TASK OBJECTIVE: Leaving out every picture, copy the lines of the data exactly, from the first through the line containing "const betaBaseN13 = 92.57;".

MATERIAL FOR THE TASK:
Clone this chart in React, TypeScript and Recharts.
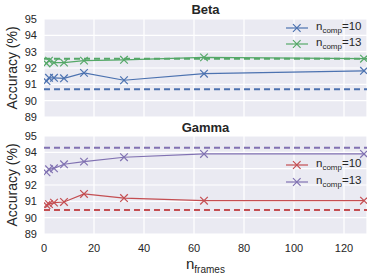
import React from "react";
import {
  LineChart,
  Line,
  XAxis,
  YAxis,
  CartesianGrid,
  ReferenceLine,
} from "recharts";

const frames = [1, 2, 4, 8, 16, 32, 64, 128];

const betaN10 = [91.2, 91.4, 91.4, 91.37, 91.7, 91.25, 91.65, 91.83];
const betaN13 = [92.28, 92.45, 92.33, 92.33, 92.45, 92.5, 92.65, 92.57];
const betaBaseN10 = 90.7;
const betaBaseN13 = 92.57;

const gammaN10 = [90.77, 90.83, 90.92, 90.96, 91.45, 91.2, 91.04, 91.04];
const gammaN13 = [92.78, 92.96, 93.02, 93.27, 93.43, 93.7, 93.9, 93.9];
const gammaBaseN10 = 90.47;
const gammaBaseN13 = 94.28;

const yTicks = [89, 90, 91, 92, 93, 94, 95];
const xTicks = [0, 20, 40, 60, 80, 100, 120];

const BLUE = "#4C72B0";
const GREEN = "#55A868";
const RED = "#C44E52";
const PURPLE = "#8172B2";
const TEXT = "#262626";
const FONT = "'Liberation Sans', Arial, sans-serif";
const PLOT_RIGHT = 367;

const betaData = frames.map((f, i) => ({ f, a: betaN10[i], b: betaN13[i] }));
const gammaData = frames.map((f, i) => ({ f, a: gammaN10[i], b: gammaN13[i] }));

// x marker, cut off at the right edge of the plot like matplotlib does
const XDot = (props: any) => {
  const { cx, cy, stroke, index } = props;
  if (cx == null || cy == null) return null;
  const r = 3.8;
  const right = Math.min(cx + r, PLOT_RIGHT);
  const d = right - cx;
  return (
    <g key={index}>
      <line x1={cx - r} y1={cy - r} x2={cx + d} y2={cy + d} stroke={stroke} strokeWidth={1.2} />
      <line x1={cx - r} y1={cy + r} x2={cx + d} y2={cy - d} stroke={stroke} strokeWidth={1.2} />
    </g>
  );
};

const LegendRow = ({ color, label, top }: { color: string; label: string; top: number }) => (
  <div style={{ position: "absolute", left: 286, top: top - 8, height: 16, display: "flex", alignItems: "center" }}>
    <svg width={22} height={16}>
      <line x1={0} y1={8} x2={22} y2={8} stroke={color} strokeWidth={1.2} />
      <line x1={7} y1={4.2} x2={14.6} y2={11.8} stroke={color} strokeWidth={1.2} />
      <line x1={7} y1={11.8} x2={14.6} y2={4.2} stroke={color} strokeWidth={1.2} />
    </svg>
    <span style={{ marginLeft: 8, fontSize: 11.5, color: TEXT, fontFamily: FONT, whiteSpace: "nowrap" }}>
      n<sub style={{ fontSize: 8 }}>comp</sub>={label}
    </span>
  </div>
);

const Panel = ({
  data,
  c1,
  c2,
  base1,
  base2,
  showX,
  height,
  top,
  bottom,
}: {
  data: any[];
  c1: string;
  c2: string;
  base1: number;
  base2: number;
  showX: boolean;
  height: number;
  top: number;
  bottom: number;
}) => (
  <LineChart
    width={374}
    height={height}
    data={data}
    margin={{ top, right: 7, left: 0, bottom }}
    style={{ fontFamily: FONT }}
  >
    <CartesianGrid fill="#EAEAF2" stroke="#FFFFFF" strokeWidth={1.2} />
    <XAxis
      dataKey="f"
      type="number"
      domain={[0, 129.2]}
      ticks={xTicks}
      interval={0}
      allowDataOverflow
      hide={!showX}
      axisLine={false}
      tickLine={false}
      tick={{ fill: TEXT, fontSize: 11 }}
      tickMargin={4}
      height={20}
    />
    <YAxis
      type="number"
      domain={[89, 95]}
      ticks={yTicks}
      interval={0}
      allowDataOverflow
      axisLine={false}
      tickLine={false}
      tick={{ fill: TEXT, fontSize: 11 }}
      width={44}
      tickMargin={1}
    />
    <ReferenceLine y={base1} stroke={c1} strokeWidth={2} strokeDasharray="6 4" />
    <ReferenceLine y={base2} stroke={c2} strokeWidth={2} strokeDasharray="6 4" />
    <Line dataKey="a" stroke={c1} strokeWidth={1.2} dot={<XDot />} isAnimationActive={false} />
    <Line dataKey="b" stroke={c2} strokeWidth={1.2} dot={<XDot />} isAnimationActive={false} />
  </LineChart>
);

const Title = ({ text, top }: { text: string; top: number }) => (
  <div
    style={{
      position: "absolute",
      left: 44,
      width: 323,
      top,
      textAlign: "center",
      fontFamily: FONT,
      fontWeight: "bold",
      fontSize: 13,
      color: TEXT,
    }}
  >
    {text}
  </div>
);

const YLabel = ({ centerY }: { centerY: number }) => (
  <div
    style={{
      position: "absolute",
      left: 12,
      top: centerY,
      transform: "translate(-50%, -50%) rotate(-90deg)",
      fontFamily: FONT,
      fontSize: 14,
      color: TEXT,
      whiteSpace: "nowrap",
    }}
  >
    Accuracy (%)
  </div>
);

export default function App() {
  return (
    <div style={{ position: "absolute", left: 0, top: 0, width: 374, height: 277, background: "#fff", overflow: "hidden" }}>
      <div style={{ position: "absolute", left: 0, top: 0 }}>
        <Panel data={betaData} c1={BLUE} c2={GREEN} base1={betaBaseN10} base2={betaBaseN13} showX={false} height={126} top={19} bottom={9} />
      </div>
      <div style={{ position: "absolute", left: 0, top: 120 }}>
        <Panel data={gammaData} c1={RED} c2={PURPLE} base1={gammaBaseN10} base2={gammaBaseN13} showX={true} height={157} top={16} bottom={23} />
      </div>
      <Title text="Beta" top={2} />
      <Title text="Gamma" top={120} />
      <YLabel centerY={68} />
      <YLabel centerY={185} />
      <LegendRow color={BLUE} label="10" top={28} />
      <LegendRow color={GREEN} label="13" top={44} />
      <LegendRow color={RED} label="10" top={165} />
      <LegendRow color={PURPLE} label="13" top={182} />
      <div
        style={{
          position: "absolute",
          left: 186,
          top: 255,
          fontFamily: FONT,
          fontSize: 15,
          color: TEXT,
          whiteSpace: "nowrap",
        }}
      >
        n<sub style={{ fontSize: 10 }}>frames</sub>
      </div>
    </div>
  );
}
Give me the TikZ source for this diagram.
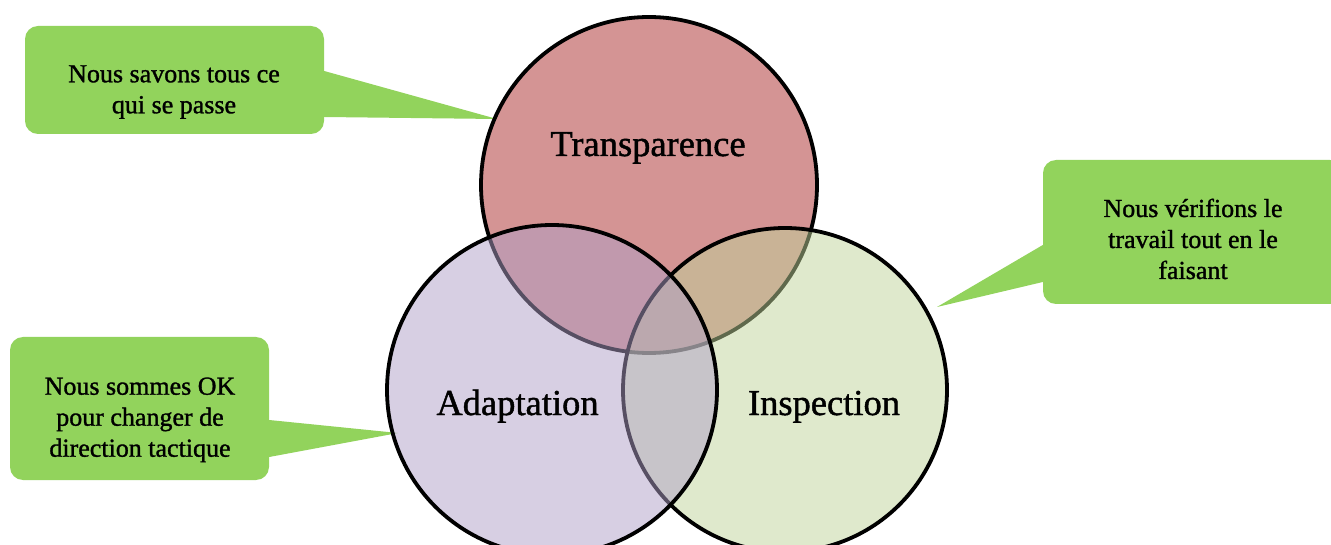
\documentclass[tikz,border=0pt]{standalone}
\usepackage{fontspec}
\setmainfont{Liberation Serif}
\newfontfamily\heavyserif[FakeBold=1.2]{Liberation Serif}
\definecolor{callgreen}{HTML}{92D35C}
\definecolor{tcol}{HTML}{D49494}
\definecolor{acol}{HTML}{AF9FC7}
\definecolor{icol}{HTML}{BFD399}
\begin{document}
\begin{tikzpicture}[x=1pt,y=-1pt,
  venn/.style={circle,draw=black,line width=3.8pt,inner sep=0pt},
  vlabel/.style={font=\heavyserif\fontsize{36.5}{40}\selectfont,inner sep=0pt,anchor=base},
  callbox/.style={fill=callgreen,rounded corners=13pt,inner sep=0pt},
  calltext/.style={align=center,inner sep=0pt,anchor=base,
     font=\heavyserif\fontsize{26}{31}\selectfont}]
\useasboundingbox (0,0) rectangle (1331,545);
% callout boxes
\node[callbox,minimum width=299pt,minimum height=108pt] (c1) at (174.5,80) {};
\node[callbox,minimum width=259pt,minimum height=143pt] (c2) at (139.5,408.5) {};
\node[callbox,minimum width=300pt,minimum height=144pt] (c3) at (1193,232) {};
\coordinate (p1) at (497,119);
\coordinate (p2) at (398,433);
\coordinate (p3) at (937,307);
\fill[callgreen] ([yshift=9pt]c1.east) -- (p1) -- ([yshift=-37pt]c1.east) -- cycle;
\fill[callgreen] ([yshift=-11.5pt]c2.east) -- (p2) -- ([yshift=-48.5pt]c2.east) -- cycle;
\fill[callgreen] ([yshift=-13pt]c3.west) -- (p3) -- ([yshift=-50pt]c3.west) -- cycle;
\node[calltext] (t1) at (174,113.3) {Nous savons tous ce\\qui se passe};
\node[calltext] (t2) at (140,456.7) {Nous sommes OK\\pour changer de\\direction tactique};
\node[calltext] (t3) at (1193,279) {Nous vérifions le\\travail tout en le\\faisant};
% circles
\node[venn,fill=tcol,minimum size=336pt] (T) at (649,185) {};
\node[venn,fill=icol,fill opacity=0.5,minimum size=324pt] (I) at (785,390) {};
\node[venn,fill=acol,fill opacity=0.5,minimum size=330pt] (A) at (552,390) {};
% labels
\node[vlabel] (tl) at (648,156) {Transparence};
\node[vlabel] (al) at (517.5,415) {Adaptation};
\node[vlabel] (il) at (824,415) {Inspection};
\end{tikzpicture}
\end{document}
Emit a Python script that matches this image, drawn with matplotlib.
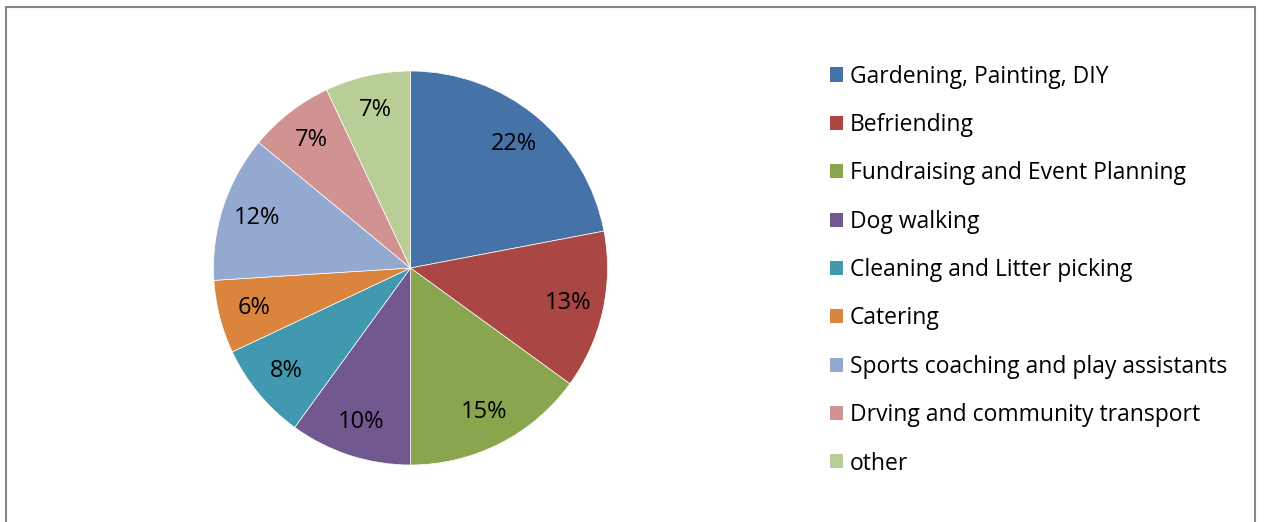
import matplotlib
matplotlib.use("Agg")
import matplotlib.pyplot as plt
from matplotlib.patches import Patch, Rectangle

categories = [
    "Gardening, Painting, DIY",
    "Befriending",
    "Fundraising and Event Planning",
    "Dog walking",
    "Cleaning and Litter picking",
    "Catering",
    "Sports coaching and play assistants",
    "Drving and community transport",
    "other",
]
shares = [22, 13, 15, 10, 8, 6, 12, 7, 7]
colors = ["#4572A7", "#AA4643", "#89A54E", "#71588F", "#4198AF",
          "#DB843D", "#93A9CF", "#D19392", "#B9CD96"]

W, H = 1264, 522
plt.rcParams["font.family"] = ["Open Sans", "DejaVu Sans"]


def main():
    fig = plt.figure(figsize=(W / 100, H / 100), dpi=100)

    # outer chart frame (bottom edge cut off in the original)
    fig.patches.append(Rectangle((6 / W, -0.05), 1249 / W, (H - 7) / H + 0.05,
                                 transform=fig.transFigure, fill=False,
                                 edgecolor="#878787", linewidth=1.5))

    cx, cy, r = 410.5, 268, 197
    ax = fig.add_axes([(cx - r) / W, (H - cy - r) / H, 2 * r / W, 2 * r / H])
    ax.pie(shares, colors=colors, startangle=90, counterclock=False,
           autopct="%1.0f%%", pctdistance=0.82,
           wedgeprops=dict(linewidth=0.5, edgecolor="white"),
           textprops=dict(fontsize=17, color="black"))
    ax.set_xlim(-1, 1)
    ax.set_ylim(-1, 1)
    ax.set_aspect("equal")

    handles = [Patch(facecolor=c, edgecolor="none") for c in colors]
    fig.legend(handles, categories, loc="upper left",
               bbox_to_anchor=(809 / W, 1 - 44 / H), frameon=False,
               fontsize=16.5, handlelength=0.57, handleheight=0.57,
               handletextpad=0.3, labelspacing=1.063)

    fig.savefig("out.png", dpi=100)


if __name__ == "__main__":
    main()
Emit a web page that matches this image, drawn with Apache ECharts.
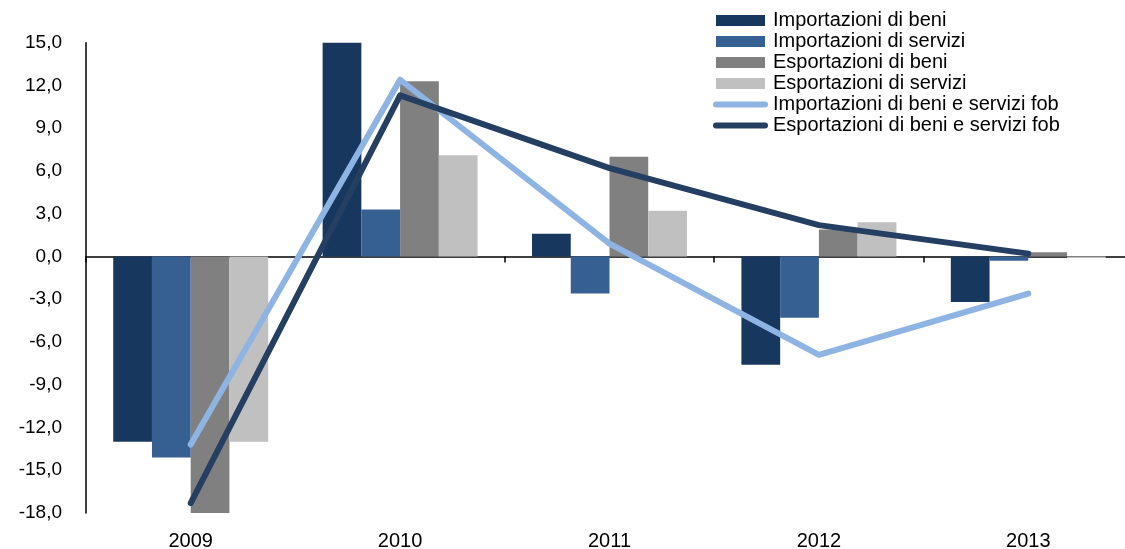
<!DOCTYPE html>
<html>
<head>
<meta charset="utf-8">
<script src="https://cdn.jsdelivr.net/npm/echarts@6/dist/echarts.min.js"></script>
<style>
html,body{margin:0;padding:0;background:#fff;}
#chart{width:1125px;height:549px;}
</style>
</head>
<body>
<div id="chart"></div>
<script>
const years = ['2009', '2010', '2011', '2012', '2013'];
const impBeni = [-13.0, 15.0, 1.6, -7.6, -3.2];
const impServizi = [-14.1, 3.3, -2.6, -4.3, -0.3];
const espBeni = [-18.0, 12.3, 7.0, 1.9, 0.3];
const espServizi = [-13.0, 7.1, 3.2, 2.4, -0.1];
const impFob = [-13.2, 12.4, 0.9, -6.9, -2.6];
const espFob = [-17.3, 11.3, 6.2, 2.2, 0.2];
const names = [
  'Importazioni di beni',
  'Importazioni di servizi',
  'Esportazioni di beni',
  'Esportazioni di servizi',
  'Importazioni di beni e servizi fob',
  'Esportazioni di beni e servizi fob'
];
const colors = ['#17375E', '#366092', '#808080', '#C0C0C0', '#8DB4E2', '#243F62'];
const FONT = '"Liberation Sans", Arial, sans-serif';

const chart = echarts.init(document.getElementById('chart'), null, {renderer: 'canvas'});
const barData = [impBeni, impServizi, espBeni, espServizi];
const lineData = [impFob, espFob];

const series = [];
barData.forEach((d, i) => {
  series.push({
    name: names[i], type: 'bar', data: d, xAxisIndex: 0,
    barGap: '0%', barCategoryGap: '26%',
    itemStyle: {color: colors[i]}, z: 2
  });
});
lineData.forEach((d, i) => {
  series.push({
    name: names[4 + i], type: 'line', data: d, xAxisIndex: 0,
    symbol: 'none', showSymbol: false,
    lineStyle: {color: colors[4 + i], width: 6, cap: 'round', join: 'round'},
    itemStyle: {color: colors[4 + i]},
    z: 3 + i
  });
});

chart.setOption({
  animation: false,
  backgroundColor: '#ffffff',
  textStyle: {fontFamily: FONT},
  grid: {left: 86, width: 1047, top: 42.7, bottom: 36, containLabel: false, outerBoundsMode: 'none'},
  legend: {
    orient: 'vertical', left: 713, top: 10, padding: 0,
    itemWidth: 49, itemHeight: 11, itemGap: 0,
    textStyle: {fontFamily: FONT, fontSize: 20, color: '#000', lineHeight: 21, padding: [0, 0, 0, 3]},
    data: [
      {name: names[0], icon: 'rect'},
      {name: names[1], icon: 'rect'},
      {name: names[2], icon: 'rect'},
      {name: names[3], icon: 'rect'},
      {name: names[4], lineStyle: {width: 6, cap: 'round'}, itemStyle: {opacity: 0}},
      {name: names[5], lineStyle: {width: 6, cap: 'round'}, itemStyle: {opacity: 0}}
    ]
  },
  xAxis: [
    {
      type: 'category', data: years, position: 'bottom',
      axisLine: {show: true, onZero: true, lineStyle: {color: '#000', width: 1.5}},
      axisTick: {show: true, length: 6, interval: 0, alignWithLabel: false, lineStyle: {color: '#000', width: 1.5}},
      axisLabel: {show: false},
      splitLine: {show: false}
    },
    {
      type: 'category', data: years, position: 'bottom',
      axisLine: {show: false, onZero: false},
      axisTick: {show: false},
      axisLabel: {show: true, fontFamily: FONT, fontSize: 20, color: '#000', margin: 18},
      splitLine: {show: false}
    }
  ],
  yAxis: {
    type: 'value', min: -18, max: 15, interval: 3,
    axisLine: {show: true, onZero: false, lineStyle: {color: '#000', width: 1.5}},
    axisTick: {show: false},
    splitLine: {show: false},
    axisLabel: {
      fontFamily: FONT, fontSize: 19, color: '#000', margin: 24,
      formatter: v => v.toFixed(1).replace('.', ',')
    }
  },
  series: series
});
</script>
</body>
</html>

FULL OUTPUT:
Clone this chart in React, TypeScript and Recharts.
import React from "react";
import {
  LineChart,
  Line,
  XAxis,
  YAxis,
  CartesianGrid,
  ReferenceLine,
} from "recharts";

const frames = [1, 2, 4, 8, 16, 32, 64, 128];

const betaN10 = [91.2, 91.4, 91.4, 91.37, 91.7, 91.25, 91.65, 91.83];
const betaN13 = [92.28, 92.45, 92.33, 92.33, 92.45, 92.5, 92.65, 92.57];
const betaBaseN10 = 90.7;
const betaBaseN13 = 92.57;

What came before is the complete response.